Keep Your Community Safe, Clean and Green

Take pride in where you live — find opportunities to help fight crime in your neighborhood, keep it clean and make it beautiful.

  • Monitor your neighborhood: Organize a group of neighbors to meet with local law enforcement officers to establish a neighborhood crime watch program in your area. Share news of any unusual people or criminal activity (from stolen mail and packages to car break-ins) with your nearby neighbors.
  • Keep it clean: Ask your city’s public works department if they need volunteers to help gather trash or pull weeds at your local parks, roadsides or nearby forest preserves.
  • Revitalize the green: Help replenish urban tree canopies. Volunteer to plant free and low-cost neighborhood trees with organizations like Pennsylvania’s TreeVitalize or Oregon’s Friends of Trees. Work with the Nature Conservancy to maintain natural areas in your state. 

Be Passionate About People

Assisting people in need may benefit your community and build long-lasting personal ties between you and the people you help.

  • Help feed the hungry: Be a friendly face to the elderly and people with disabilities when you deliver free or low-cost warm lunches through your local Meals on Wheels chapter. Or, volunteer to sort and pack food items at your local food bank for low-income residents.
  • Support the children: Sign up at your local grade school to assist kids who need extra academic help or to coach a sports team. Lead children’s group activities at a local family shelter. Advocate for children who are in foster care through the Court-Appointed Special Advocate (CASA) program.
  • Help the elderly: Spend time with residents at a local assisted living center — play cards, paint fingernails or just chat. Help out at special events and fundraisers sponsored by organizations such as the Alzheimer’s Association. Help a local senior with home repairs. Check with your local senior center about volunteering to run errands or do grocery shopping for neighborhood seniors.  

Volunteer Virtually

Many organizations have volunteer tasks you can do offsite, on your own time. You’ll typically need a phone, computer and/or internet access.
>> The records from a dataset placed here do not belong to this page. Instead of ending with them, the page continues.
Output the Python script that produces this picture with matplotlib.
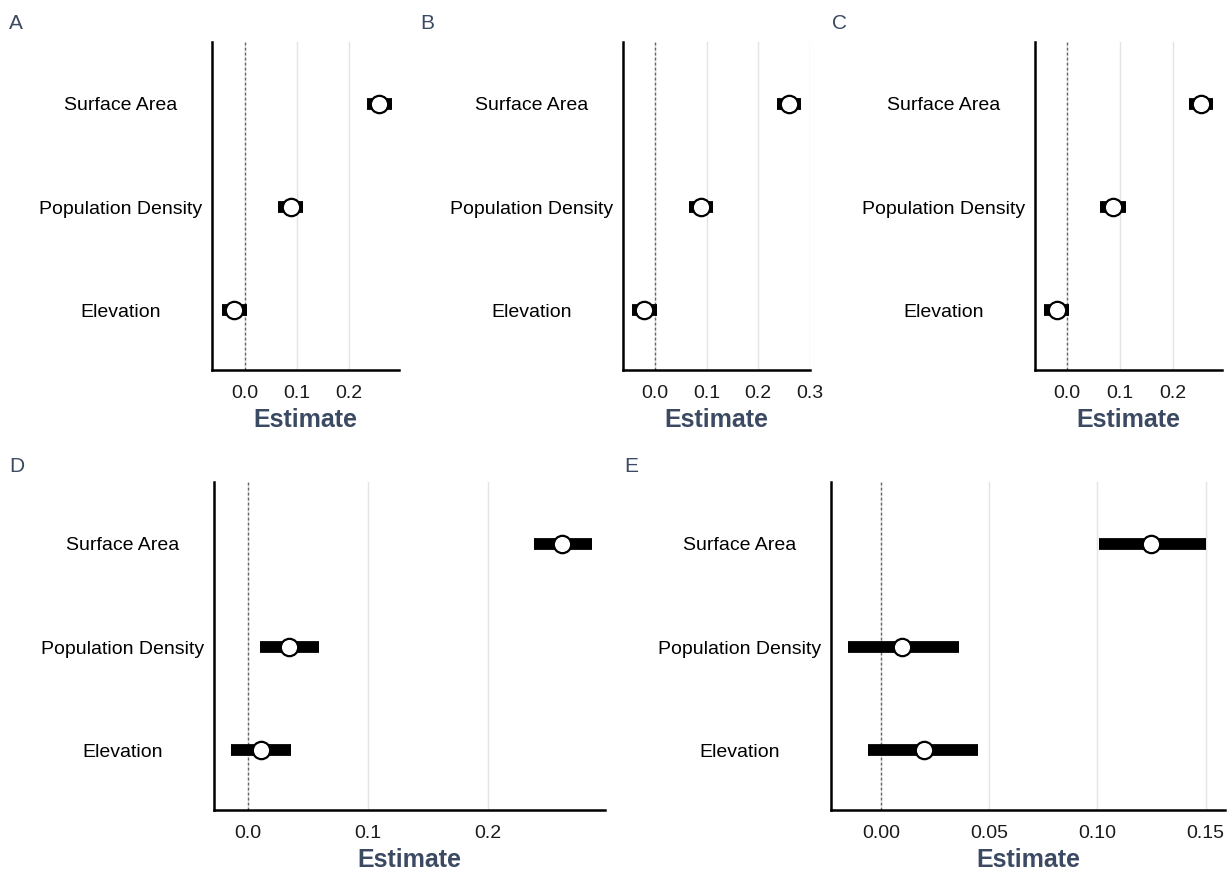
import numpy as np
import matplotlib.pyplot as plt

plt.rcParams["font.family"] = ["Liberation Sans", "DejaVu Sans"]

terms = ["Elevation", "Population Density", "Surface Area"]

# estimates and interval bounds, order matches terms
est_a = [-0.021, 0.088, 0.258]
lo_a = [-0.045, 0.064, 0.235]
hi_a = [0.003, 0.112, 0.284]

est_b = [-0.021, 0.089, 0.259]
lo_b = [-0.044, 0.065, 0.237]
hi_b = [0.003, 0.112, 0.284]

est_c = [-0.019, 0.087, 0.253]
lo_c = [-0.043, 0.062, 0.229]
hi_c = [0.004, 0.111, 0.275]

est_d = [0.011, 0.034, 0.261]
lo_d = [-0.014, 0.010, 0.238]
hi_d = [0.036, 0.059, 0.286]

est_e = [0.020, 0.010, 0.125]
lo_e = [-0.006, -0.015, 0.101]
hi_e = [0.045, 0.036, 0.150]

ticks_top = [0.0, 0.1, 0.2]
ticks_b = [0.0, 0.1, 0.2, 0.3]
ticks_e = [0.0, 0.05, 0.10, 0.15]

SLATE = "#3B4A62"
W, H = 1229, 871

fig = plt.figure(figsize=(W / 100, H / 100), dpi=100)


def box(left, right, top, bottom):
    return [left / W, 1 - bottom / H, (right - left) / W, (bottom - top) / H]


def forest(rect, est, lo, hi, ticks, xlim, fmt, letter, letter_xy):
    ax = fig.add_axes(rect)
    y = np.arange(1, len(terms) + 1)
    ax.grid(axis="x", color="#E4E4E4", lw=1.0, zorder=0)
    ax.axvline(0, color="#666666", ls=(0, (2.0, 1.6)), lw=1.0, zorder=2)
    ax.hlines(y, lo, hi, color="black", lw=8.5, capstyle="butt", zorder=3)
    ax.plot(est, y, "o", ms=12.5, mfc="white", mec="black", mew=1.6, zorder=4)
    ax.set_xlim(*xlim)
    ax.set_ylim(0.42, 3.6)
    ax.set_xticks(ticks)
    ax.set_xticklabels([fmt.format(t) for t in ticks])
    ax.set_yticks(y)
    ax.set_yticklabels(terms)
    for t in ax.get_yticklabels():
        t.set_ha("center")
    ax.tick_params(axis="y", length=0, pad=66, labelsize=14)
    ax.tick_params(axis="x", length=0, pad=11, labelsize=14, labelcolor="#1a1a1a")
    for s in ["top", "right"]:
        ax.spines[s].set_visible(False)
    for s in ["left", "bottom"]:
        ax.spines[s].set_linewidth(1.8)
    ax.set_xlabel("Estimate", fontsize=18, fontweight="bold", color=SLATE, labelpad=4)
    fig.text(letter_xy[0] / W, 1 - letter_xy[1] / H, letter, fontsize=15,
             color=SLATE, va="baseline", ha="left")
    return ax


forest(box(212, 399, 42, 370), est_a, lo_a, hi_a, ticks_top, (-0.064, 0.297), "{:.1f}", "A", (9, 29))
forest(box(623, 810, 42, 370), est_b, lo_b, hi_b, ticks_b, (-0.062, 0.3005), "{:.1f}", "B", (420, 29))
forest(box(1035, 1222, 42, 370), est_c, lo_c, hi_c, ticks_top, (-0.060, 0.292), "{:.1f}", "C", (832, 29))
forest(box(214, 605, 482, 810), est_d, lo_d, hi_d, ticks_top, (-0.028, 0.297), "{:.1f}", "D", (9, 472))
forest(box(831, 1225, 482, 810), est_e, lo_e, hi_e, ticks_e, (-0.023, 0.159), "{:.2f}", "E", (624, 472))

fig.savefig("out.png", dpi=100)
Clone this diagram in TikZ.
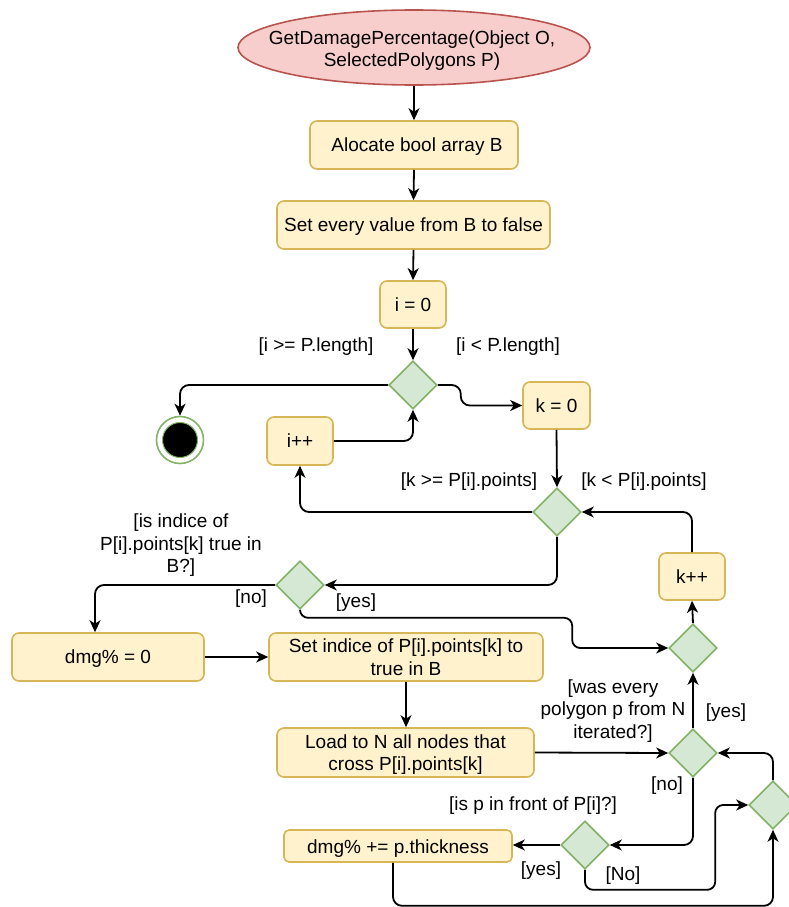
\documentclass[tikz,border=0pt]{standalone}
\usepackage{fontspec}
\setmainfont{Liberation Sans}
\usetikzlibrary{shapes.geometric,arrows.meta}

\definecolor{actfill}{HTML}{FFF2CC}
\definecolor{actline}{HTML}{D6B656}
\definecolor{decfill}{HTML}{D5E8D4}
\definecolor{decline}{HTML}{82B366}
\definecolor{startfill}{HTML}{F8CECC}
\definecolor{startline}{HTML}{B85450}

\tikzset{
  act/.style={draw=actline, fill=actfill, line width=1.6pt, rounded corners=7pt,
              inner sep=2pt, align=center},
  oneline/.style={text height=18pt, text depth=4.6pt},
  dec/.style={diamond, draw=decline, fill=decfill, line width=1.6pt,
              minimum width=48pt, minimum height=48pt, inner sep=0pt},
  flow/.style={draw, line width=1.8pt, rounded corners=9pt,
               -{Stealth[length=12pt,width=11pt,inset=3.5pt]}},
  lbl/.style={align=center, inner sep=0pt}
}

\begin{document}
\begin{tikzpicture}[x=1pt, y=-1pt, font=\fontsize{19}{22.5}\selectfont]
\useasboundingbox (0,0) rectangle (789,907);
\clip (0,0) rectangle (789,907);

% ---- nodes ----
\node[ellipse, draw=startline, fill=startfill, line width=1.6pt, inner sep=0pt,
      minimum width=352pt, minimum height=75pt] (start) at (414,47.5) {};
\node[lbl] (starttext) at (412,50.5) {GetDamagePercentage(Object O,\\SelectedPolygons P)};
\node[act, oneline, minimum width=208pt, minimum height=48pt] (alloc) at (414,145) {\hspace{6pt}Alocate bool array B};
\node[act, oneline, minimum width=273pt, minimum height=48pt] (setall) at (413.5,225) {Set every value from B to false};
\node[act, oneline, minimum width=66pt, minimum height=47pt] (izero) at (413,304.5) {i = 0};
\node[dec] (d1) at (413,385) {};
\node[circle, draw=decline, fill=white, line width=1.6pt, minimum size=47pt, inner sep=0pt]
      (endn) at (180,440) {};
\node[circle, draw=decline, fill=black, line width=1pt, minimum size=35pt, inner sep=0pt]
      (endcore) at (endn.center) {};
\node[act, oneline, minimum width=66pt, minimum height=48pt] (ipp) at (300,441) {i++};
\node[act, oneline, minimum width=67pt, minimum height=47pt] (kzero) at (556.5,405.5) {k = 0};
\node[dec] (d2) at (557,512) {};
\node[act, oneline, minimum width=66pt, minimum height=47pt] (kpp) at (692,576.5) {k++};
\node[dec] (d3) at (300,585) {};
\node[dec] (d4) at (693,648) {};
\node[act, oneline, minimum width=192pt, minimum height=48pt] (dmgz) at (108,657) {dmg\% = 0};
\node[act, minimum width=274pt, minimum height=48pt] (seti) at (406,657)
      {Set indice of P[i].points[k] to\\true in B};
\node[act, text depth=0pt, minimum width=257pt, minimum height=49pt] (load) at (405.5,752.5)
      {Load to N all nodes that\\cross P[i].points[k]};
\node[dec] (d5) at (693,753) {};
\node[dec] (d6) at (773,805) {};
\node[dec] (d7) at (585,845) {};
\node[act, text height=18pt, text depth=3.6pt, rounded corners=5pt,
      minimum width=228pt, minimum height=32pt] (dmgp) at (398,846)
      {dmg\% += p.thickness};

% ---- guard labels ----
\node[lbl] (lgeq) at (316,347) {[i >= P.length]};
\node[lbl] (llt) at (508,347) {[i < P.length]};
\node[lbl] (lkgeq) at (469,482) {[k >= P[i].points]};
\node[lbl] (lklt) at (644,482) {[k < P[i].points]};
\node[lbl] (lidx) at (181,545.5) {[is indice of\\P[i].points[k] true in\\B?]};
\node[lbl] (lno1) at (251,599) {[no]};
\node[lbl] (lyes1) at (356,603) {[yes]};
\node[lbl] (lwas) at (613,711) {[was every\\polygon p from N\\iterated?]};
\node[lbl] (lyes2) at (726,713) {[yes]};
\node[lbl] (lno2) at (667,786) {[no]};
\node[lbl] (lfront) at (533,806) {[is p in front of P[i]?]};
\node[lbl] (lyes3) at (541,871) {[yes]};
\node[lbl] (lno3) at (623,876) {[No]};

% ---- connectors ----
\draw[flow] (start.south) -- (alloc.north);
\draw[flow] (alloc.south) -- (setall.north);
\draw[flow] (setall.south) -- (izero.north);
\draw[flow] (izero.south) -- (d1.north);
\draw[flow] (d1.west) -| (endn.north);
\draw[flow] (d1.east) -- ++(23,0) |- (kzero.west);
\draw[flow] (ipp.east) -| (d1.south);
\draw[flow] (kzero.south) -- (d2.north);
\draw[flow] (d2.west) -| (ipp.south);
\draw[flow] (kpp.north) |- (d2.east);
\draw[flow] (d2.south) |- (d3.east);
\draw[flow] (d3.west) -| ([xshift=-13pt]dmgz.north);
\draw[flow, rounded corners=8pt] (d3.south) -- ++(0,8) -| ([xshift=-96pt]d4.west) -- (d4.west);
\draw[flow] (d4.north) -- (kpp.south);
\draw[flow] (dmgz.east) -- (seti.west);
\draw[flow] (seti.south) -- (seti.south |- load.north);
\draw[flow] (load.east) -- (d5.west);
\draw[flow] (d5.north) -- (d4.south);
\draw[flow] (d5.south) |- (d7.east);
\draw[flow] (d7.west) -- (d7.west -| dmgp.east);
\draw[flow, rounded corners=8pt] (d7.south) -- ++(0,20) -| ([xshift=-33pt]d6.west) -- (d6.west);
\draw[flow] (d6.north) |- (d5.east);
\draw[flow] ([xshift=-5pt]dmgp.south) -- ++(0,43) -| (d6.south);
\end{tikzpicture}
\end{document}
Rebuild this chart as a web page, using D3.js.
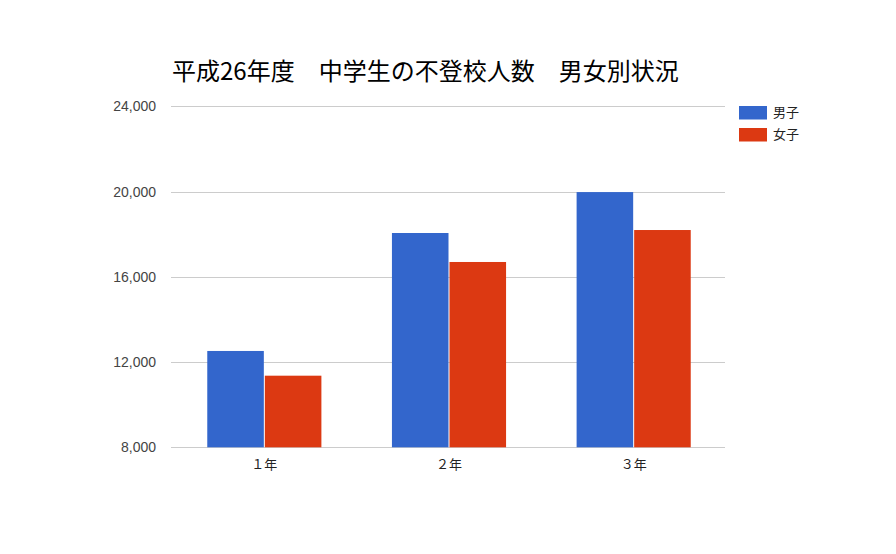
<!DOCTYPE html>
<html>
<head>
<meta charset="utf-8">
<title>平成26年度 中学生の不登校人数</title>
<script src="https://d3js.org/d3.v7.min.js"></script>
<style>
    body { margin: 0; background: #fff; }
    svg { display: block; }
</style>
</head>
<body>
<svg width="896" height="554"></svg>
<script>
    // data
    var grades = ["１年", "２年", "３年"];
    var series = ["男子", "女子"];
    var boys = [12520, 18055, 19975];
    var girls = [11360, 16695, 18195];
    var yTicks = [8000, 12000, 16000, 20000, 24000];
    var colors = ["#3366cc", "#dc3912"];

    var svg = d3.select("svg"),
        plotLeft = 171, plotRight = 725, plotTop = 106.3, plotBottom = 447.3;

    var x0 = d3.scaleBand().domain(grades).range([plotLeft + 1, plotRight + 1])
               .paddingInner(0.382).paddingOuter(0.191);
    var x1 = d3.scaleBand().domain(series).range([0, x0.bandwidth()]);
    var y = d3.scaleLinear().domain([8000, 24000]).range([plotBottom, plotTop]);

    svg.append("text")
       .attr("x", 172)
       .attr("y", 80)
       .attr("font-family", "'Noto Sans CJK JP', sans-serif")
       .attr("font-size", "24px")
       .attr("fill", "#000")
       .text("平成26年度　中学生の不登校人数　男女別状況");

    // grid
    svg.append("g").selectAll("line")
       .data(yTicks)
       .enter().append("line")
       .attr("x1", plotLeft).attr("x2", plotRight)
       .attr("y1", function(d) { return Math.round(y(d)) + 0.5; })
       .attr("y2", function(d) { return Math.round(y(d)) + 0.5; })
       .attr("stroke", "#cccccc");

    var yAxis = svg.append("g")
       .attr("transform", "translate(" + (plotLeft - 15) + ",0)")
       .call(d3.axisLeft(y).tickValues(yTicks).tickSize(0).tickPadding(0)
               .tickFormat(d3.format(",")));
    yAxis.select(".domain").remove();
    yAxis.selectAll("text")
         .attr("font-family", "'Liberation Sans', Arial, sans-serif")
         .attr("font-size", "14px")
         .attr("fill", "#444");

    var rows = grades.map(function(g, i) { return {grade: g, values: [boys[i], girls[i]]}; });

    svg.append("g").selectAll("g")
       .data(rows)
       .enter().append("g")
       .attr("transform", function(d) { return "translate(" + x0(d.grade) + ",0)"; })
       .selectAll("rect")
       .data(function(d) { return d.values.map(function(v, j) { return {s: series[j], v: v, j: j}; }); })
       .enter().append("rect")
       .attr("x", function(d) { return x1(d.s) + (d.j ? 0.5 : 0); })
       .attr("y", function(d) { return y(d.v); })
       .attr("width", x1.bandwidth() - 0.5)
       .attr("height", function(d) { return plotBottom - y(d.v); })
       .attr("fill", function(d) { return colors[d.j]; });

    var xAxis = svg.append("g")
       .attr("transform", "translate(0," + plotBottom + ")")
       .call(d3.axisBottom(x0).tickSize(0).tickPadding(12));
    xAxis.select(".domain").remove();
    xAxis.selectAll("text")
         .attr("font-family", "'Noto Sans CJK JP', sans-serif")
         .attr("font-size", "13px")
         .attr("fill", "#222");

    var legend = svg.append("g").selectAll("g")
       .data(series)
       .enter().append("g")
       .attr("transform", function(d, i) { return "translate(739," + (106 + i * 22) + ")"; });
    legend.append("rect")
       .attr("width", 28).attr("height", 13.5)
       .attr("fill", function(d, i) { return colors[i]; });
    legend.append("text")
       .attr("x", 34).attr("y", 11)
       .attr("font-family", "'Noto Sans CJK JP', sans-serif")
       .attr("font-size", "13px")
       .attr("fill", "#222")
       .text(function(d) { return d; });
</script>
</body>
</html>
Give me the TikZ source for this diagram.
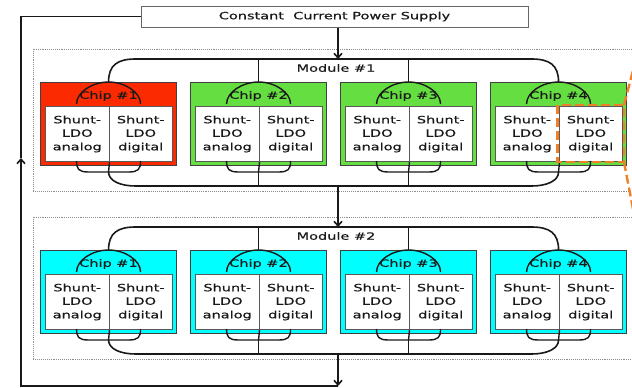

  • Share your technical savvy: Many nonprofits welcome skills-based volunteers, from web developers to designers and content creators. Help agencies create or improve their websites, write articles, offer tech support and more.
  • Become a slacktivist: This “slacker” and “activist” combo refers to completing actions or creating programs online to support social and political causes. The time commitment is usually minimal. Examples of slacktivisim include emailing your elected officials about important issues up for vote, signing online petitions and posting information on your own social media account or that of your favorite organization.
  • Be a good listener: Crisis lines, such as the Crisis Text Line, train volunteers to talk to and text with people who are experiencing severe emotional distress. The National Alliance for Mental Illness’ website (nami.org) lists a number of national crisis lines that accept volunteers.